As a moralistic thriller about vengeance, the film brings nothing new to the table.
Big Bad Wolves
If you’ve heard of Big Bad Wolves, it’s could be because of Quentin Tarantino. Late last year he declared Big Bad Wolves to be the best film of 2013. It really doesn’t come as a surprise that Tarantino is wrong, but it’s easy to see why he is so taken with the film. Heavily inspired by exploitation and grindhouse films, Big Bad Wolves is certainly more polished and stylistically impressive than its influences, but story-wise it’s a carbon copy. As a moralistic thriller about vengeance, Big Bad Wolves brings nothing new to the table.
Policeman Miki (Lior Ashkenazi) is first seen ordering two thugs to beat up Dror (Rotem Keinan), a meek high school teacher who Miki insists is responsible for the brutal murders of young girls. Someone secretly films Miki and his goons beating up Dror, and when the video gets online Miki’s boss suspends him while implying that he’s free to investigate Dror however he pleases. Miki’s surveillance of Dror is soon interrupted though by Gidi (Tzahi Grad), the father of one of the victims. He knocks both of them out, taking them to a secluded cabin where he’s set up a torture chamber in the basement for Dror. Gidi wants to know where his daughter’s severed head is buried, and after Miki accepts his offer to “be an accomplice” they start brutally torturing Dror.
A more concise description of the film would be that it’s Paul Dano’s subplot from Prisoners stretched out to feature length, but at least that film tried to treat its characters as humans. Directors Aharon Keshales and Navot Papushado make their point clear early on in a sequence cross cutting between its three central characters. The editing implies that they’re equally monstrous, but it also resolves the film’s central mystery before things get started. Not that it was a tough mystery to solve, as every story element of Big Bad Wolves is all too familiar. So it doesn’t come as a big surprise when Miki begins to show hesitations about torturing Dror, nor does it come as a shock when other people start poking around Gidi’s place.
That’s only a few of the many clichéd and rote elements at play in the film. It’s disappointing, since Keshales and Papushado have plenty of style to spare. The opening sequence perfectly sets the mood, with a dreamlike look that plays up on the film’s fairy tale qualities. Unfortunately the aggressive sound mix and overbearing score don’t match the polished style of the cinematography, but even at the film’s more dull points there’s always something going on visually that’s worth watching.

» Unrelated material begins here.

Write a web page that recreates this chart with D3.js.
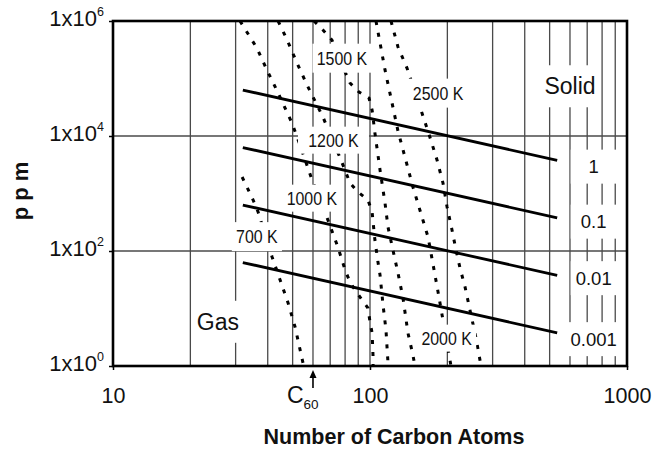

Big Bad Wolves tries to raise questions about the use of torture and vengeance, but these are questions that have been explored before in far better films. The film’s effectiveness might have worked better if the whole thing wasn’t wrapped inside such a derivative structure. Big Bad Wolves isn’t the first film to point out the ineffectiveness of eye for an eye justice, and it definitely won’t be the last. Let’s just hope that whoever does it next will try to make it feel refreshing again.